Task to complete:
Leave the pictures out and copy exactly the lines from the line containing "Output the LaTeX" to the line containing "minimum width=490pt, minimum", both lines included.
+++ Entries +++
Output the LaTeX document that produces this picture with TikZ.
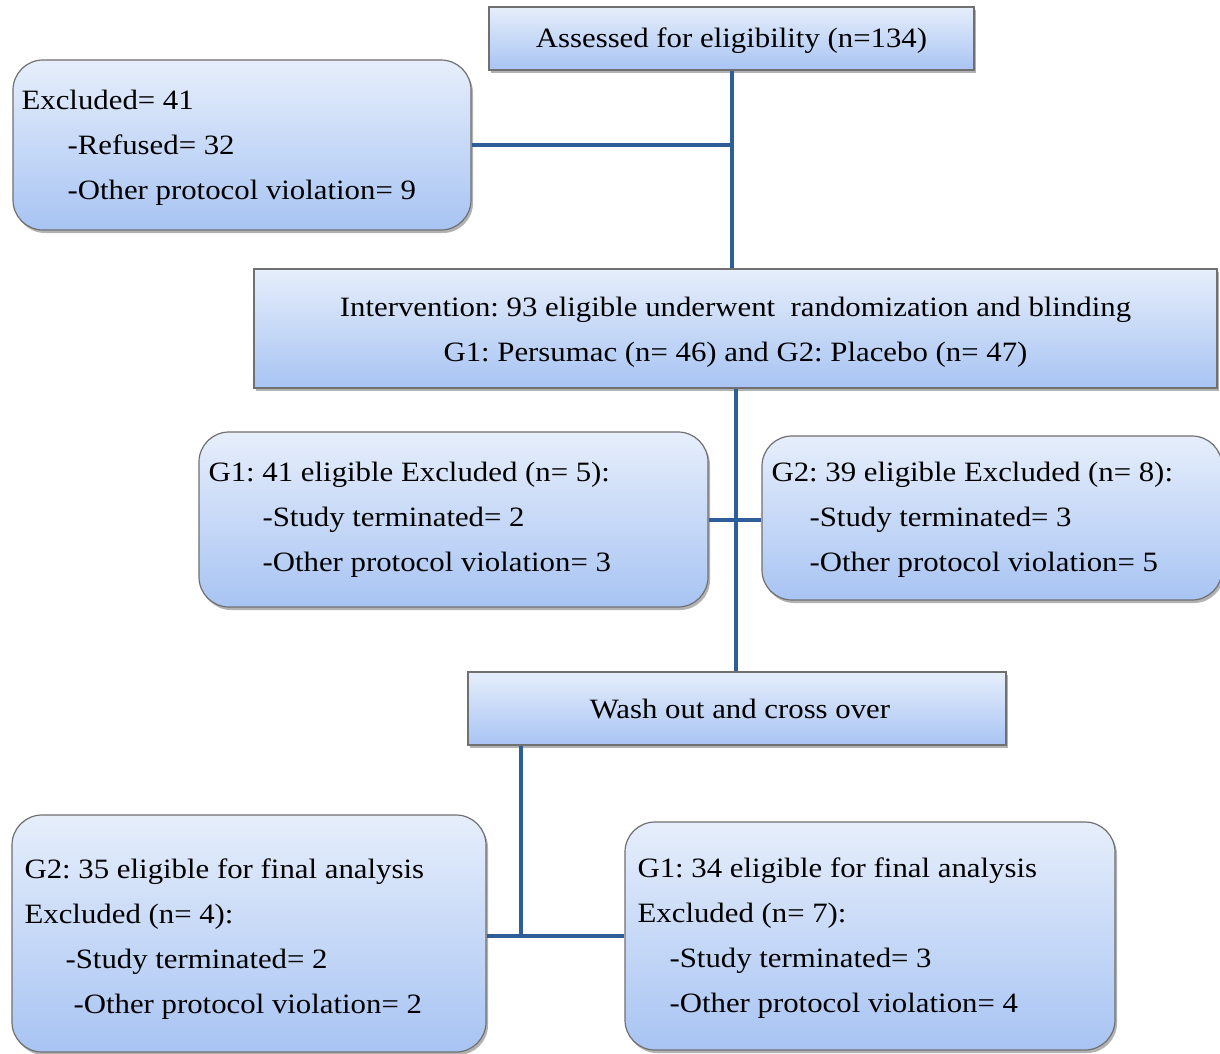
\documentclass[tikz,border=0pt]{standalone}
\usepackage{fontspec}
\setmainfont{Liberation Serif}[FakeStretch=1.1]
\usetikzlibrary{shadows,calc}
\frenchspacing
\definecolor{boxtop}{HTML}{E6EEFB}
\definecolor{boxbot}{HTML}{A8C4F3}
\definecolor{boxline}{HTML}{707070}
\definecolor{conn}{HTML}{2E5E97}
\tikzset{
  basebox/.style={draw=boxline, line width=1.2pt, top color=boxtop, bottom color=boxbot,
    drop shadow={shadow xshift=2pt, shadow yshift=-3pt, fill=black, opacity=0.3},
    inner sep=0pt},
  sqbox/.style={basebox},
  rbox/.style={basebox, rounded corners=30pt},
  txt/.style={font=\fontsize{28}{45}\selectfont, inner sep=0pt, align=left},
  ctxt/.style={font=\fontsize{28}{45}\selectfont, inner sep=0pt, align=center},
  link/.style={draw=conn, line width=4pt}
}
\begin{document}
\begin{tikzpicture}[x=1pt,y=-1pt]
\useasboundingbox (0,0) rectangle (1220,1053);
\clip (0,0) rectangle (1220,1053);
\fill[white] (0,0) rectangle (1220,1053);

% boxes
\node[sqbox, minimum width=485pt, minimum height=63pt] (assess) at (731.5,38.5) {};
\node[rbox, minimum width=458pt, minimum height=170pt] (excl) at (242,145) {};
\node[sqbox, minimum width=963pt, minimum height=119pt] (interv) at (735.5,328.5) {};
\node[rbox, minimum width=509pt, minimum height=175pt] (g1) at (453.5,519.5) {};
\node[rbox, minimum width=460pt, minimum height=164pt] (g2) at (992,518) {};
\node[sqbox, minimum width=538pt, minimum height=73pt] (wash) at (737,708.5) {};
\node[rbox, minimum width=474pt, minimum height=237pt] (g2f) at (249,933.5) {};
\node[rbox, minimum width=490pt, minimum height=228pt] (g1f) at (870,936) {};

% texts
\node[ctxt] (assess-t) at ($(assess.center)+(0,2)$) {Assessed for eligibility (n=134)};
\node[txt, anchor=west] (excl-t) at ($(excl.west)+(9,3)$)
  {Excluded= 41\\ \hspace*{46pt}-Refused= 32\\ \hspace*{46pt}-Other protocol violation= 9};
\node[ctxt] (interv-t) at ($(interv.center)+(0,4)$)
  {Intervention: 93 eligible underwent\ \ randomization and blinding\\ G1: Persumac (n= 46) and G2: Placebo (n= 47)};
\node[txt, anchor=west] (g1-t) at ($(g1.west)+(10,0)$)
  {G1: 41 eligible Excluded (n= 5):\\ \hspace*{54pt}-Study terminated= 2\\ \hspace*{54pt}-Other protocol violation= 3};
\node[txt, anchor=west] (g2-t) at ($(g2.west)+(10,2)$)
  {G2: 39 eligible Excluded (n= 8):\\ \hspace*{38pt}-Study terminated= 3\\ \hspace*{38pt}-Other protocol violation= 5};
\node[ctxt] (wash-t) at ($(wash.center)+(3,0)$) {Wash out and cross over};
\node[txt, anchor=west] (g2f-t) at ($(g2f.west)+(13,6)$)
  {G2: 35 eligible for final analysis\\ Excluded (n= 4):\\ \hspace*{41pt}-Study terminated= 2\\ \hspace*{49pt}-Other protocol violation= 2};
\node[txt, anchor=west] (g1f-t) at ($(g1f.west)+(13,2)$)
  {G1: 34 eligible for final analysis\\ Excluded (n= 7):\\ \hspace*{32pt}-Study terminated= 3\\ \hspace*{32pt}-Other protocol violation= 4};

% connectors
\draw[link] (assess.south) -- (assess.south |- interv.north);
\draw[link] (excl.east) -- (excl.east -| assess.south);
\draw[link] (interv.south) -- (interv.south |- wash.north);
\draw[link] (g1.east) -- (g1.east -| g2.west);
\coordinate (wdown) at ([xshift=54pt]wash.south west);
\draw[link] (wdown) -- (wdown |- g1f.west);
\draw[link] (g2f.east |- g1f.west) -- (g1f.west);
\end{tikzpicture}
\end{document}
+++
+++ Entries +++
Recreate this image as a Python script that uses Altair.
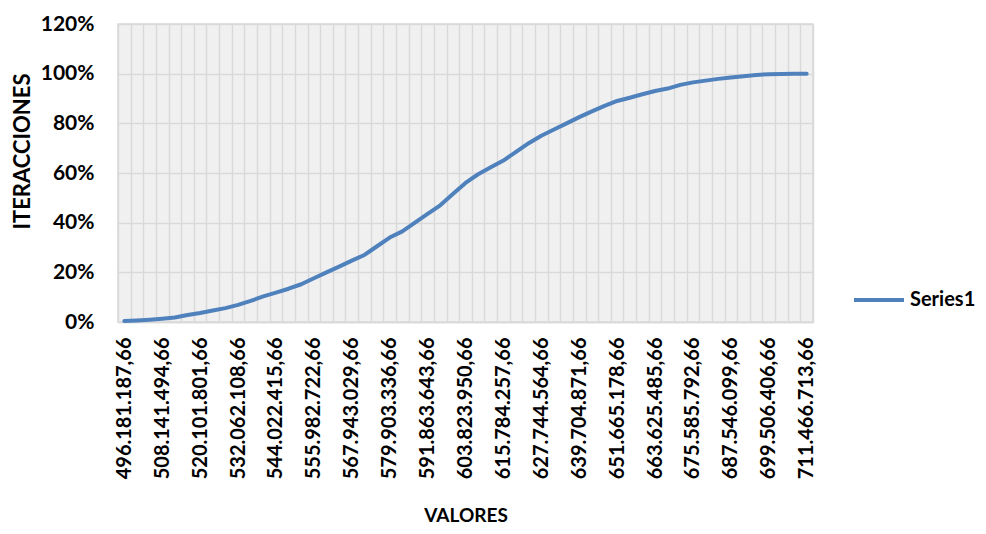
+++
Result of the task:
Output the LaTeX document that produces this picture with TikZ.
\documentclass[tikz,border=0pt]{standalone}
\usepackage{fontspec}
\setmainfont{Liberation Serif}[FakeStretch=1.1]
\usetikzlibrary{shadows,calc}
\frenchspacing
\definecolor{boxtop}{HTML}{E6EEFB}
\definecolor{boxbot}{HTML}{A8C4F3}
\definecolor{boxline}{HTML}{707070}
\definecolor{conn}{HTML}{2E5E97}
\tikzset{
  basebox/.style={draw=boxline, line width=1.2pt, top color=boxtop, bottom color=boxbot,
    drop shadow={shadow xshift=2pt, shadow yshift=-3pt, fill=black, opacity=0.3},
    inner sep=0pt},
  sqbox/.style={basebox},
  rbox/.style={basebox, rounded corners=30pt},
  txt/.style={font=\fontsize{28}{45}\selectfont, inner sep=0pt, align=left},
  ctxt/.style={font=\fontsize{28}{45}\selectfont, inner sep=0pt, align=center},
  link/.style={draw=conn, line width=4pt}
}
\begin{document}
\begin{tikzpicture}[x=1pt,y=-1pt]
\useasboundingbox (0,0) rectangle (1220,1053);
\clip (0,0) rectangle (1220,1053);
\fill[white] (0,0) rectangle (1220,1053);

% boxes
\node[sqbox, minimum width=485pt, minimum height=63pt] (assess) at (731.5,38.5) {};
\node[rbox, minimum width=458pt, minimum height=170pt] (excl) at (242,145) {};
\node[sqbox, minimum width=963pt, minimum height=119pt] (interv) at (735.5,328.5) {};
\node[rbox, minimum width=509pt, minimum height=175pt] (g1) at (453.5,519.5) {};
\node[rbox, minimum width=460pt, minimum height=164pt] (g2) at (992,518) {};
\node[sqbox, minimum width=538pt, minimum height=73pt] (wash) at (737,708.5) {};
\node[rbox, minimum width=474pt, minimum height=237pt] (g2f) at (249,933.5) {};
\node[rbox, minimum width=490pt, minimum height=228pt] (g1f) at (870,936) {};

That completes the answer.